Anonymous Monk has asked for the wisdom of the Perl Monks concerning the following question:

dear monks, pls suggest me some regular expression to match the non ascii characters in text file

Replies are listed 'Best First'.
Re: regular Expression
by Transient (Hermit) on Jun 28, 2005 at 14:16 UTC
    /[^\x00-\x7F]/

      Also known as /[\x80-\xFF]/ ?

      Update: It's a question ... really.

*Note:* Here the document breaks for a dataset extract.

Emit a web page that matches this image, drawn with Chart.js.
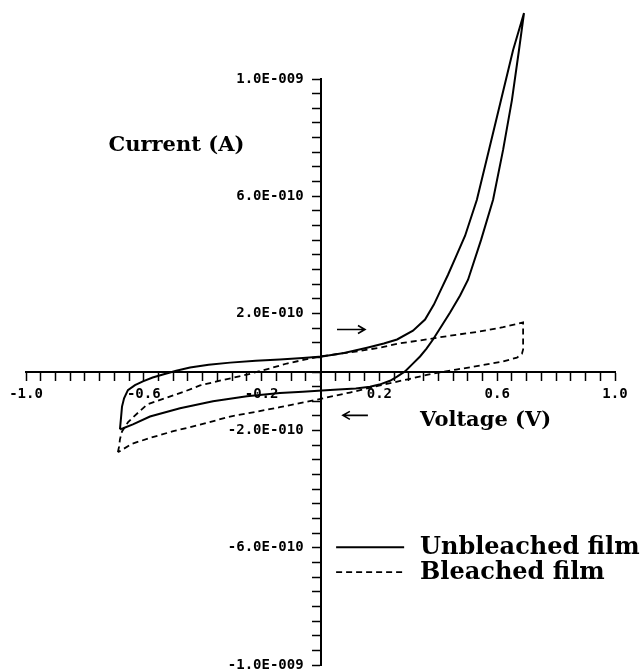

        Sure, unless you're using Unicode.
Re: regular Expression
by Ido (Hermit) on Jun 28, 2005 at 14:20 UTC
    You could use the POSIX character class:
    /[:^ascii:]/. Check perlre.
Re: regular Expression
by ghenry (Vicar) on Jun 28, 2005 at 14:17 UTC

    Have a read through the regular expression Tutorials

    Walking the road to enlightenment... I found a penguin and a camel on the way.....
    Fancy a yourname@perl.me.uk? Just ask!!!
Re: regular Expression
by fmerges (Chaplain) on Jun 28, 2005 at 14:28 UTC

    Hi,

    Once you get familiar with regular expressions, take a look at Regexp::Common

    Regards,

    :-)
Re: regular Expression
by ikegami (Patriarch) on Jun 28, 2005 at 15:15 UTC

    If you meant non-ASCII characters and non-displayable ASCII characters, then use /[^\x20-\x7E]/.

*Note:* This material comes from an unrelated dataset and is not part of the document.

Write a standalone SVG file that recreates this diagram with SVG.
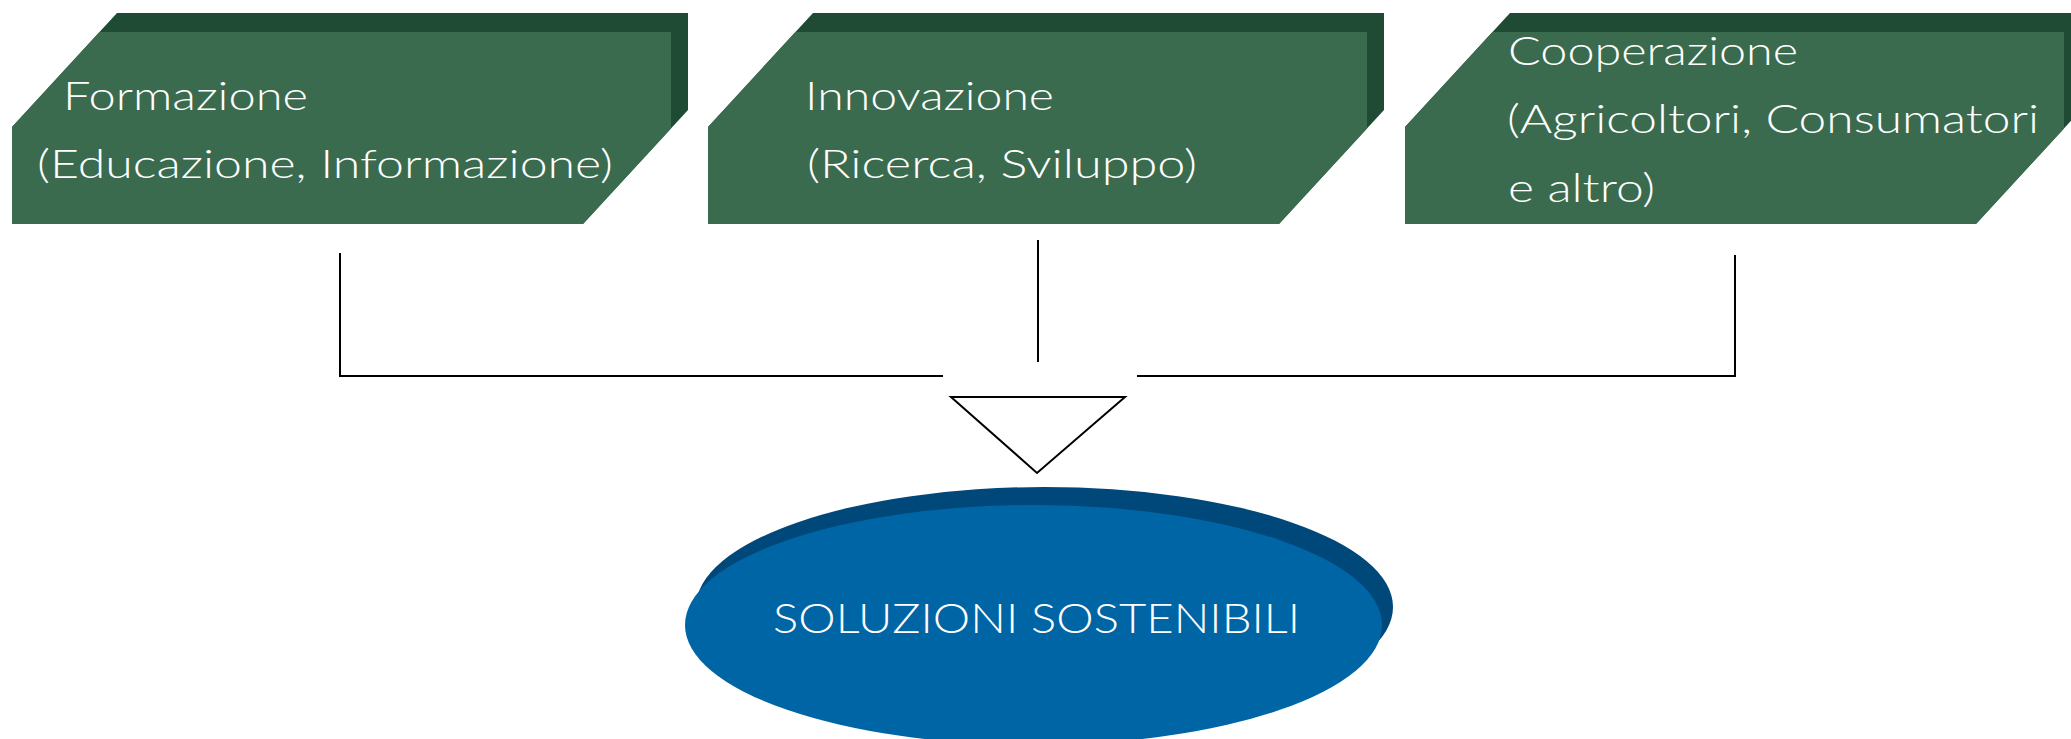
<svg xmlns="http://www.w3.org/2000/svg" width="2071" height="739" viewBox="0 0 2071 739">
<style>
.back{fill:#1f4a33}
.front{fill:#3a6b4f}
.lbl{fill:#ffffff;font-family:Lato,"Open Sans",sans-serif;font-size:40px;font-weight:300}
.conn{fill:none;stroke:#000000;stroke-width:2}
</style>
<rect x="0" y="0" width="2071" height="739" fill="#ffffff"/>
<g id="node-formazione">
<polygon class="back" points="12,127 117,13 688,13 688,110 583,224 12,224"/>
<polygon class="front" points="12,127 99.5,32 671,32 671,128.5 583,224 12,224"/>
<text class="lbl" x="63" y="110" textLength="245" lengthAdjust="spacingAndGlyphs">Formazione</text>
<text class="lbl" x="37" y="178" textLength="576" lengthAdjust="spacingAndGlyphs">(Educazione, Informazione)</text>
</g>
<g id="node-innovazione">
<polygon class="back" points="708,127 813,13 1384,13 1384,110 1279,224 708,224"/>
<polygon class="front" points="708,127 795.5,32 1367,32 1367,128.5 1279,224 708,224"/>
<text class="lbl" x="805" y="110" textLength="249" lengthAdjust="spacingAndGlyphs">Innovazione</text>
<text class="lbl" x="807" y="178" textLength="390" lengthAdjust="spacingAndGlyphs">(Ricerca, Sviluppo)</text>
</g>
<g id="node-cooperazione">
<polygon class="back" points="1405,127 1510,13 2081,13 2081,110 1976,224 1405,224"/>
<polygon class="front" points="1405,127 1492.5,32 2064,32 2064,128.5 1976,224 1405,224"/>
<text class="lbl" x="1508" y="65" textLength="290" lengthAdjust="spacingAndGlyphs">Cooperazione</text>
<text class="lbl" x="1507" y="133" textLength="532" lengthAdjust="spacingAndGlyphs">(Agricoltori, Consumatori</text>
<text class="lbl" x="1508" y="202" textLength="147" lengthAdjust="spacingAndGlyphs">e altro)</text>
</g>
<g id="connectors">
<path class="conn" d="M340,253 V376 H943"/>
<path class="conn" d="M1038,240 V362"/>
<path class="conn" d="M1137,376 H1735 V255"/>
<polygon class="conn" points="951,397 1125,397 1037,473" style="fill:#ffffff"/>
</g>
<g id="node-soluzioni">
<ellipse cx="1044.5" cy="607" rx="348.5" ry="120" fill="#00477a"/>
<ellipse cx="1033.5" cy="625" rx="348.5" ry="120" fill="#0065a5"/>
<text class="lbl" x="773" y="633" style="font-size:42px" textLength="527" lengthAdjust="spacingAndGlyphs">SOLUZIONI SOSTENIBILI</text>
</g>
</svg>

      This looks like /[[:print:]]/ to me.

Re: regular Expression
by l.frankline (Hermit) on Jun 29, 2005 at 15:09 UTC
    try

    $_ =~ /[^\w\d\s]+/;

    * Frank *
Re: Regular expression
by emav (Pilgrim) on Jun 29, 2005 at 10:37 UTC

      That doesn't really do what the original poster asked for tho' does it? Ascii characters are those with a character code between 0 and 128. Your code only checks for character codes between 33 and 126 (plus a few whitespace characters).

      To match _all_ non-ascii characters you really need something like:

      /[^\x00-\x7f]/
      --
      <http://www.dave.org.uk>

      "The first rule of Perl club is you do not talk about Perl club."
      -- Chip Salzenberg

      Marvellous!It works Fine but pls explain me emav
        ^ = exclude
        !-~ = all characters between ! and ~
        \s = or spaces
        g = search globally

        As davorg has pointed out, mine is a rough regex but I use it often to find non-English characters in my xml files, as it not only works embedded in a perl script but also with editors that use perl-based regex's such as my favourite Unired.